The entire camp has been made with reclaimed wood and furniture, where every piece has a story to tell. The dining table has been made with mango wood, the artistic blue flooring was refurbished from government buildings and schools in Central India; the rooms have 1970s art deco furniture once used by embassies in Delhi, while the wooden flooring has been made from decks of ships due to be scrapped, and with items that were once part of the Supreme Court. Common practices, such as no use of single-use plastic, bedsheets only being washed when necessarily needed, etc. are considered a basic requirement to operate a camp.

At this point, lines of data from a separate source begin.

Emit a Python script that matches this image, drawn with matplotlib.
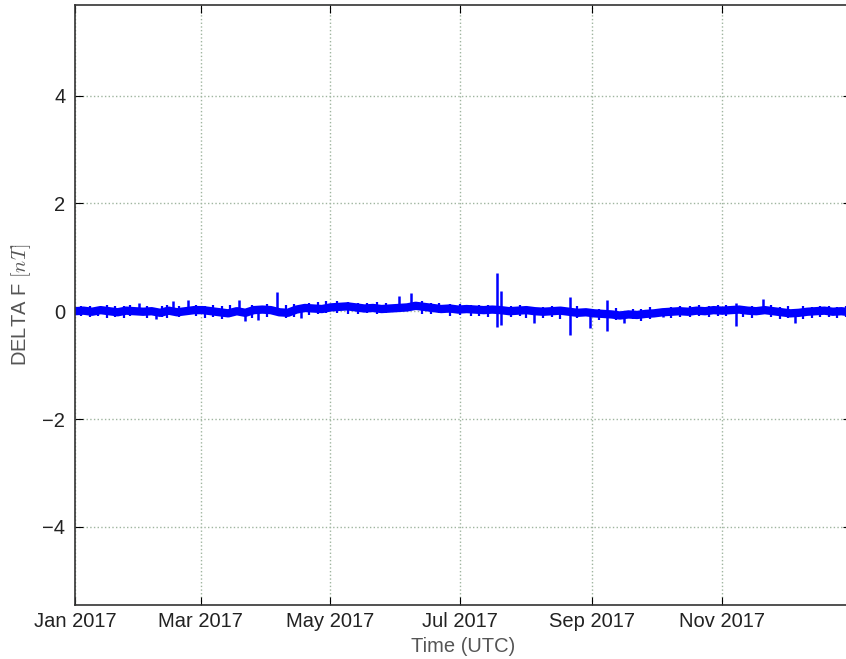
import numpy as np
import pandas as pd
import matplotlib
matplotlib.use('Agg')
import matplotlib.pyplot as plt
import matplotlib.dates as mdates

plt.rcParams['font.family'] = ['Liberation Sans', 'DejaVu Sans']
plt.rcParams['mathtext.fontset'] = 'cm'

# band centre of DELTA F (nT), one value every 4 days from 2017-01-01
base_nt = [0.00, 0.01, -0.01, 0.02, 0.00, -0.02, 0.01, 0.00,
           -0.01, 0.00, -0.03, 0.01, -0.02, 0.00, 0.02,
           0.02, 0.00, -0.02, -0.04, 0.00, -0.03, 0.02, 0.03,
           0.02, -0.02, -0.03, 0.03, 0.06, 0.05, 0.04, 0.07,
           0.08, 0.09, 0.07, 0.05, 0.06, 0.04, 0.05, 0.06,
           0.07, 0.10, 0.08, 0.06, 0.04, 0.05, 0.03, 0.04,
           0.03, 0.02, 0.03, 0.02, 0.00, 0.01, 0.02, 0.00,
           -0.01, 0.00, 0.01, -0.01, -0.03, -0.02, -0.04,
           -0.05, -0.06, -0.08, -0.06, -0.07, -0.05, -0.04,
           -0.02, -0.01, 0.00, -0.01, 0.01, 0.00, 0.02, 0.01,
           0.02, 0.03, 0.01, 0.00, 0.02, 0.00, -0.02, -0.04,
           -0.03, -0.01, 0.00, 0.01, -0.01, 0.00, -0.02]
base_dates = pd.date_range('2017-01-01', periods=len(base_nt), freq='4D')

# large excursions: day of year (0 = Jan 1), low and high values (nT)
spike_day = [30, 38, 46, 53, 77, 80, 86, 95, 106, 152, 158,
             198, 200, 215.5, 232.5, 242, 250, 258, 276, 310.6, 323, 338]
spike_lo = [0.0, -0.15, 0.0, 0.0, 0.0, -0.18, -0.16, 0.0, -0.12, 0.05, 0.05,
            -0.29, -0.26, -0.21, -0.44, -0.32, -0.36, -0.22, -0.10, -0.27, 0.0, -0.22]
spike_hi = [0.16, 0.0, 0.19, 0.20, 0.20, 0.0, 0.0, 0.36, 0.0, 0.29, 0.33,
            0.70, 0.38, 0.0, 0.27, 0.0, 0.21, 0.0, 0.0, 0.16, 0.22, 0.0]
spike_dates = pd.Timestamp('2017-01-01') + pd.to_timedelta(spike_day, unit='D')

# small noise excursions along the band
noise_day = [3, 7, 11, 15, 19, 23, 26, 34, 41, 43, 49, 57, 61, 65, 69, 73,
             83, 90, 99, 103, 110, 114, 118, 123, 128, 133, 137, 142, 146,
             163, 167, 171, 176, 181, 186, 190, 194, 205, 209, 212, 220, 224,
             228, 236, 246, 254, 262, 266, 270, 280, 284, 289, 293, 298, 302,
             306, 314, 318, 327, 331, 335, 342, 346, 350, 354, 358, 362]
noise_lo = [-0.09, -0.11, -0.08, -0.12, -0.10, -0.13, -0.09, -0.12, -0.10, -0.13, -0.11,
            -0.09, -0.12, -0.10, -0.14, -0.11, -0.12, -0.10, -0.13, -0.11, -0.07, -0.05,
            -0.04, -0.03, -0.05, -0.06, -0.04, -0.05, -0.04, -0.05, -0.06, -0.04, -0.08,
            -0.07, -0.09, -0.08, -0.10, -0.11, -0.09, -0.12, -0.13, -0.11, -0.14, -0.12,
            -0.16, -0.17, -0.15, -0.18, -0.14, -0.13, -0.10, -0.11, -0.09, -0.10, -0.08,
            -0.09, -0.10, -0.12, -0.11, -0.14, -0.13, -0.15, -0.12, -0.11, -0.10, -0.12, -0.11]
noise_hi = [0.09, 0.10, 0.08, 0.11, 0.09, 0.10, 0.12, 0.10, 0.09, 0.11, 0.10,
            0.12, 0.09, 0.11, 0.10, 0.12, 0.11, 0.13, 0.12, 0.14, 0.16, 0.17,
            0.18, 0.19, 0.17, 0.16, 0.15, 0.17, 0.16, 0.18, 0.16, 0.15, 0.14,
            0.13, 0.12, 0.11, 0.12, 0.10, 0.11, 0.09, 0.08, 0.10, 0.07, 0.09,
            0.05, 0.06, 0.04, 0.05, 0.07, 0.08, 0.09, 0.10, 0.11, 0.09, 0.12,
            0.11, 0.10, 0.09, 0.11, 0.08, 0.09, 0.10, 0.08, 0.09, 0.10, 0.08, 0.09]
noise_dates = pd.Timestamp('2017-01-01') + pd.to_timedelta(noise_day, unit='D')

fig = plt.figure(figsize=(8.46, 6.59), dpi=100)
ax = fig.add_axes([75 / 846, 54 / 659, 776 / 846, 600 / 659])

ax.plot(base_dates, base_nt, color='blue', lw=6.0)
ax.vlines(noise_dates, noise_lo, noise_hi, color='blue', lw=1.6)
ax.vlines(spike_dates, spike_lo, spike_hi, color='blue', lw=1.8)

ax.set_xlim(pd.Timestamp('2017-01-01'), pd.Timestamp('2017-12-31 12:00'))
ax.set_ylim(-5.45, 5.68)
ax.set_yticks([-4, -2, 0, 2, 4])
ax.set_yticklabels(['\u22124', '\u22122', '0', '2', '4'])
ax.xaxis.set_major_locator(mdates.MonthLocator(bymonth=[1, 3, 5, 7, 9, 11]))
ax.xaxis.set_major_formatter(mdates.DateFormatter('%b %Y'))

ax.grid(True, linestyle=':', color='#9fb59f', lw=1.0)
ax.tick_params(direction='in', length=6, labelsize=14.5, top=True, right=True,
               pad=5, labelcolor='#222222')
ax.tick_params(axis='y', pad=7)
for s in ax.spines.values():
    s.set_color('#333333')
    s.set_linewidth(1.2)

ax.set_xlabel('Time (UTC)', fontsize=14.5, color='#555555', labelpad=4)
ax.set_ylabel('DELTA F $[nT]$', fontsize=14.5, color='#555555', labelpad=7)

plt.savefig('out.png', dpi=100)
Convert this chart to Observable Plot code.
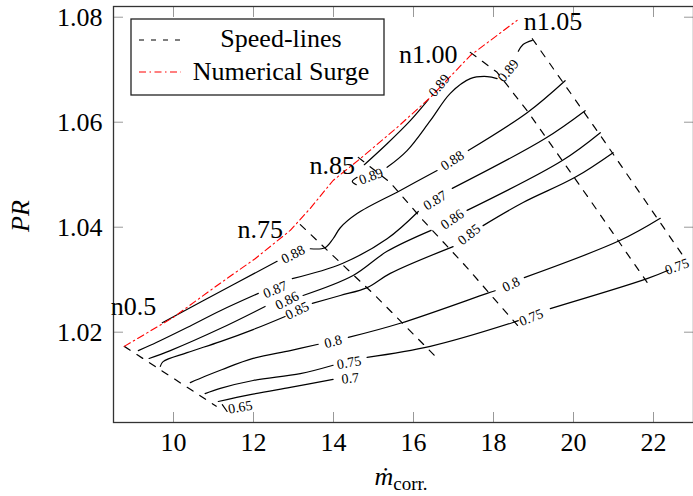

The Star Bed concept at Jamtara is an extension of the concept of working with and empowering the local communities to ensure the success of conservation. For generations, villagers have spent nights in their fields on machans – beds made on raised platforms, to keep an eye on animals eating their crops. Guests can avail of this experience first hand as the jungle takes on a completely different life at night. There is a greater purpose to this experience – a vision to re-establish the corridor, and simultaneously support the local community. Before the settlement of the farmers in this part of India, the land was part of a continuous jungle, which is now the core and the buffer. Jamtara aims to reclaim the eighty acres of farmland and make it a part of the forest once again. Once the land is left untouched, it will organically reinstate itself into a forest, with wildlife thriving in it. The villagers can be made guardians of their own lands, where various models of tourism like the Star Bed concept, can be set up for unique and authentic wildlife experiences.

Our Recommendation

Explore Jamtara's remote, rural and get ready to be transported back in time, where the village folk live simply; cycle, walk or ride bullock carts, electronics and machines are still a few decades away. The villagers here largely subsist on farming, grow corn, and make jaggery in the traditional way, curious vistas that offer an insight to rural India and are stunning frames for photography.